[Set task]:
Please transcribe the data below exactly. Leave the pictures out.

[Provided material]:
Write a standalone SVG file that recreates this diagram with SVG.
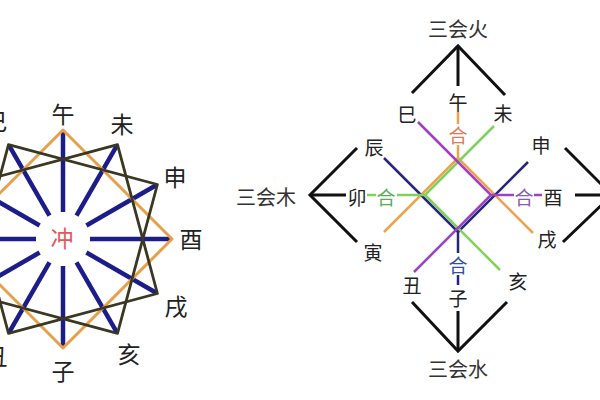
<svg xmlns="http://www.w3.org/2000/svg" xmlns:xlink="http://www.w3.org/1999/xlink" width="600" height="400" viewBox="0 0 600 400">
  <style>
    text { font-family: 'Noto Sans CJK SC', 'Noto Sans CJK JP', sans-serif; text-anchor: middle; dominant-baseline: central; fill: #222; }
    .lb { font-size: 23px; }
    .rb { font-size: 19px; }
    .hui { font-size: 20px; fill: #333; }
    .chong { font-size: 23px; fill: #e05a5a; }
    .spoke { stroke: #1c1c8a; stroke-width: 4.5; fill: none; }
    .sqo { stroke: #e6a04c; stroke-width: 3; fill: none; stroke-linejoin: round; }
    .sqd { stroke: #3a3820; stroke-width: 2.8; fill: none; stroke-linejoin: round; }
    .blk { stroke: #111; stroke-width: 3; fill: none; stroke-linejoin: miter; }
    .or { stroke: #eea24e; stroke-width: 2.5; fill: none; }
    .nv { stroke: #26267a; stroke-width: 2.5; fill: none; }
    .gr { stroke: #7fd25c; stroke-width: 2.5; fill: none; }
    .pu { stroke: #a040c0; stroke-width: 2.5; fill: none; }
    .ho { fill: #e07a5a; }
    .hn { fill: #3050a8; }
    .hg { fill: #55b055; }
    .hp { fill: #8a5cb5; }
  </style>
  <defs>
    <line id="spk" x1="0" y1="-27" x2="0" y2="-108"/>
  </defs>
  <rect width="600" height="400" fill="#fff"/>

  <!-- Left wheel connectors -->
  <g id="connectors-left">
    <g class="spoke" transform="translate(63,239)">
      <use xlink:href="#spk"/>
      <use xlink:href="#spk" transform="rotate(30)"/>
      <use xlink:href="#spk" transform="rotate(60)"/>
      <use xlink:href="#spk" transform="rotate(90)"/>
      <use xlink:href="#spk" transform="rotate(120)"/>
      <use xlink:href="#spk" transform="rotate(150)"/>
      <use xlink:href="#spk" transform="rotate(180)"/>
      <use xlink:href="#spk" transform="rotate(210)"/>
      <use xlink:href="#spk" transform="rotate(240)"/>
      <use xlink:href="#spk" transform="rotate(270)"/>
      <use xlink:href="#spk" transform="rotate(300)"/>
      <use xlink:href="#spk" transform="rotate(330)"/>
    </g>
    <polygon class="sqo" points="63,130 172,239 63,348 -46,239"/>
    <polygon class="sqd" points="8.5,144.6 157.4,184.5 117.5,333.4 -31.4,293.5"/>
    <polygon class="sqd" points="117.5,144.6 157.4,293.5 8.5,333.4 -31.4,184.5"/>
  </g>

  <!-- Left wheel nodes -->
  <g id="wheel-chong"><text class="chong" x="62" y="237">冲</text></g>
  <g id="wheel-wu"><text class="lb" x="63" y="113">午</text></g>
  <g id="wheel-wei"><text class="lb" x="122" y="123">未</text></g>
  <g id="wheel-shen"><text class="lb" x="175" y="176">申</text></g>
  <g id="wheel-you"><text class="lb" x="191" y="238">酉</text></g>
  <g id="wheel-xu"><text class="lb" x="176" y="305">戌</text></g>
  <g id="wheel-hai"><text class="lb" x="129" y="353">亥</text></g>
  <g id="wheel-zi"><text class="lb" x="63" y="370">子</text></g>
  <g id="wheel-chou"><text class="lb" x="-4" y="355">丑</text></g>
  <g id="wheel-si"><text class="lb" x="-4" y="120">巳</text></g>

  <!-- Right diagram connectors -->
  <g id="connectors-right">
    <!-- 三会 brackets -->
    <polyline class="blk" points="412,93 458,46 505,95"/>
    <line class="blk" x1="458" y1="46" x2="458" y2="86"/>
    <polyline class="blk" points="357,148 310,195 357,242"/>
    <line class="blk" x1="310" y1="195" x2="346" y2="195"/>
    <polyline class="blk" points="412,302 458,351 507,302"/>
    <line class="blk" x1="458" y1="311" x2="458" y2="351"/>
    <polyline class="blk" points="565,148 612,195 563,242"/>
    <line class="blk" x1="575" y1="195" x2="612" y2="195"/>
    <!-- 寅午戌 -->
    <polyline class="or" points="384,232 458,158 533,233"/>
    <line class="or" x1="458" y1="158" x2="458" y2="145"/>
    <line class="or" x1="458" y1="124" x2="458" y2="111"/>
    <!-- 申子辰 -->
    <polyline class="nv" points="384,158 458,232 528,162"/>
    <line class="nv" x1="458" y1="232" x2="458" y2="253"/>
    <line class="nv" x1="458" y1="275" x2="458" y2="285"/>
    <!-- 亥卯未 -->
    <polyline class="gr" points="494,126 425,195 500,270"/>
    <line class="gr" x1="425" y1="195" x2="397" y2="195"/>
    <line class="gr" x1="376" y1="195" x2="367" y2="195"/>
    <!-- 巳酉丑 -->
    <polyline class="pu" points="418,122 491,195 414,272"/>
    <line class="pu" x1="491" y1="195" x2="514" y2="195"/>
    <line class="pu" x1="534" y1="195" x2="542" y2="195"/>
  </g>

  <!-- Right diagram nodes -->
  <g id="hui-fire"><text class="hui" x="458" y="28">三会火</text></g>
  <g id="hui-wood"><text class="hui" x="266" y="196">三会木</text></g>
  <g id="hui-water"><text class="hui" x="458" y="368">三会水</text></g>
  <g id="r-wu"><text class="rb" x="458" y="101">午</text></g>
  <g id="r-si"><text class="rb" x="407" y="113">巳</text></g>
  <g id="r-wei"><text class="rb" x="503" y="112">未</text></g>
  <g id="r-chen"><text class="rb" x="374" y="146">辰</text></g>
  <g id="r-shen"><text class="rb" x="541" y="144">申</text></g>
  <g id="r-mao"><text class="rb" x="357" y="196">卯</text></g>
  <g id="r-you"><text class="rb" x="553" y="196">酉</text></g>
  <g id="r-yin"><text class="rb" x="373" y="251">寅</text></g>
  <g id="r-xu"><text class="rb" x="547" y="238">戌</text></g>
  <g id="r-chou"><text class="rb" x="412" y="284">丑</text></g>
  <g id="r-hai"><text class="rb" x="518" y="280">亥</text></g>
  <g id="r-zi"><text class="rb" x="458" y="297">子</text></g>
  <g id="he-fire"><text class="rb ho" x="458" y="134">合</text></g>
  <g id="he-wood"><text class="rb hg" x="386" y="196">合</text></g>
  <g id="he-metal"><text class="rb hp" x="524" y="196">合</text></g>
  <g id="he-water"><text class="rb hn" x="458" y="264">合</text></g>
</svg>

[Exercise answer]:
Write a standalone SVG file that recreates this diagram with SVG.
<svg xmlns="http://www.w3.org/2000/svg" xmlns:xlink="http://www.w3.org/1999/xlink" width="600" height="400" viewBox="0 0 600 400">
  <style>
    text { font-family: 'Noto Sans CJK SC', 'Noto Sans CJK JP', sans-serif; text-anchor: middle; dominant-baseline: central; fill: #222; }
    .lb { font-size: 23px; }
    .rb { font-size: 19px; }
    .hui { font-size: 20px; fill: #333; }
    .chong { font-size: 23px; fill: #e05a5a; }
    .spoke { stroke: #1c1c8a; stroke-width: 4.5; fill: none; }
    .sqo { stroke: #e6a04c; stroke-width: 3; fill: none; stroke-linejoin: round; }
    .sqd { stroke: #3a3820; stroke-width: 2.8; fill: none; stroke-linejoin: round; }
    .blk { stroke: #111; stroke-width: 3; fill: none; stroke-linejoin: miter; }
    .or { stroke: #eea24e; stroke-width: 2.5; fill: none; }
    .nv { stroke: #26267a; stroke-width: 2.5; fill: none; }
    .gr { stroke: #7fd25c; stroke-width: 2.5; fill: none; }
    .pu { stroke: #a040c0; stroke-width: 2.5; fill: none; }
    .ho { fill: #e07a5a; }
    .hn { fill: #3050a8; }
    .hg { fill: #55b055; }
    .hp { fill: #8a5cb5; }
  </style>
  <defs>
    <line id="spk" x1="0" y1="-27" x2="0" y2="-108"/>
  </defs>
  <rect width="600" height="400" fill="#fff"/>

  <!-- Left wheel connectors -->
  <g id="connectors-left">
    <g class="spoke" transform="translate(63,239)">
      <use xlink:href="#spk"/>
      <use xlink:href="#spk" transform="rotate(30)"/>
      <use xlink:href="#spk" transform="rotate(60)"/>
      <use xlink:href="#spk" transform="rotate(90)"/>
      <use xlink:href="#spk" transform="rotate(120)"/>
      <use xlink:href="#spk" transform="rotate(150)"/>
      <use xlink:href="#spk" transform="rotate(180)"/>
      <use xlink:href="#spk" transform="rotate(210)"/>
      <use xlink:href="#spk" transform="rotate(240)"/>
      <use xlink:href="#spk" transform="rotate(270)"/>
      <use xlink:href="#spk" transform="rotate(300)"/>
      <use xlink:href="#spk" transform="rotate(330)"/>
    </g>
    <polygon class="sqo" points="63,130 172,239 63,348 -46,239"/>
    <polygon class="sqd" points="8.5,144.6 157.4,184.5 117.5,333.4 -31.4,293.5"/>
    <polygon class="sqd" points="117.5,144.6 157.4,293.5 8.5,333.4 -31.4,184.5"/>
  </g>

  <!-- Left wheel nodes -->
  <g id="wheel-chong"><text class="chong" x="62" y="237">冲</text></g>
  <g id="wheel-wu"><text class="lb" x="63" y="113">午</text></g>
  <g id="wheel-wei"><text class="lb" x="122" y="123">未</text></g>
  <g id="wheel-shen"><text class="lb" x="175" y="176">申</text></g>
  <g id="wheel-you"><text class="lb" x="191" y="238">酉</text></g>
  <g id="wheel-xu"><text class="lb" x="176" y="305">戌</text></g>
  <g id="wheel-hai"><text class="lb" x="129" y="353">亥</text></g>
  <g id="wheel-zi"><text class="lb" x="63" y="370">子</text></g>
  <g id="wheel-chou"><text class="lb" x="-4" y="355">丑</text></g>
  <g id="wheel-si"><text class="lb" x="-4" y="120">巳</text></g>

  <!-- Right diagram connectors -->
  <g id="connectors-right">
    <!-- 三会 brackets -->
    <polyline class="blk" points="412,93 458,46 505,95"/>
    <line class="blk" x1="458" y1="46" x2="458" y2="86"/>
    <polyline class="blk" points="357,148 310,195 357,242"/>
    <line class="blk" x1="310" y1="195" x2="346" y2="195"/>
    <polyline class="blk" points="412,302 458,351 507,302"/>
    <line class="blk" x1="458" y1="311" x2="458" y2="351"/>
    <polyline class="blk" points="565,148 612,195 563,242"/>
    <line class="blk" x1="575" y1="195" x2="612" y2="195"/>
    <!-- 寅午戌 -->
    <polyline class="or" points="384,232 458,158 533,233"/>
    <line class="or" x1="458" y1="158" x2="458" y2="145"/>
    <line class="or" x1="458" y1="124" x2="458" y2="111"/>
    <!-- 申子辰 -->
    <polyline class="nv" points="384,158 458,232 528,162"/>
    <line class="nv" x1="458" y1="232" x2="458" y2="253"/>
    <line class="nv" x1="458" y1="275" x2="458" y2="285"/>
    <!-- 亥卯未 -->
    <polyline class="gr" points="494,126 425,195 500,270"/>
    <line class="gr" x1="425" y1="195" x2="397" y2="195"/>
    <line class="gr" x1="376" y1="195" x2="367" y2="195"/>
    <!-- 巳酉丑 -->
    <polyline class="pu" points="418,122 491,195 414,272"/>
    <line class="pu" x1="491" y1="195" x2="514" y2="195"/>
    <line class="pu" x1="534" y1="195" x2="542" y2="195"/>
  </g>

  <!-- Right diagram nodes -->
  <g id="hui-fire"><text class="hui" x="458" y="28">三会火</text></g>
  <g id="hui-wood"><text class="hui" x="266" y="196">三会木</text></g>
  <g id="hui-water"><text class="hui" x="458" y="368">三会水</text></g>
  <g id="r-wu"><text class="rb" x="458" y="101">午</text></g>
  <g id="r-si"><text class="rb" x="407" y="113">巳</text></g>
  <g id="r-wei"><text class="rb" x="503" y="112">未</text></g>
  <g id="r-chen"><text class="rb" x="374" y="146">辰</text></g>
  <g id="r-shen"><text class="rb" x="541" y="144">申</text></g>
  <g id="r-mao"><text class="rb" x="357" y="196">卯</text></g>
  <g id="r-you"><text class="rb" x="553" y="196">酉</text></g>
  <g id="r-yin"><text class="rb" x="373" y="251">寅</text></g>
  <g id="r-xu"><text class="rb" x="547" y="238">戌</text></g>
  <g id="r-chou"><text class="rb" x="412" y="284">丑</text></g>
  <g id="r-hai"><text class="rb" x="518" y="280">亥</text></g>
  <g id="r-zi"><text class="rb" x="458" y="297">子</text></g>
  <g id="he-fire"><text class="rb ho" x="458" y="134">合</text></g>
  <g id="he-wood"><text class="rb hg" x="386" y="196">合</text></g>
  <g id="he-metal"><text class="rb hp" x="524" y="196">合</text></g>
  <g id="he-water"><text class="rb hn" x="458" y="264">合</text></g>
</svg>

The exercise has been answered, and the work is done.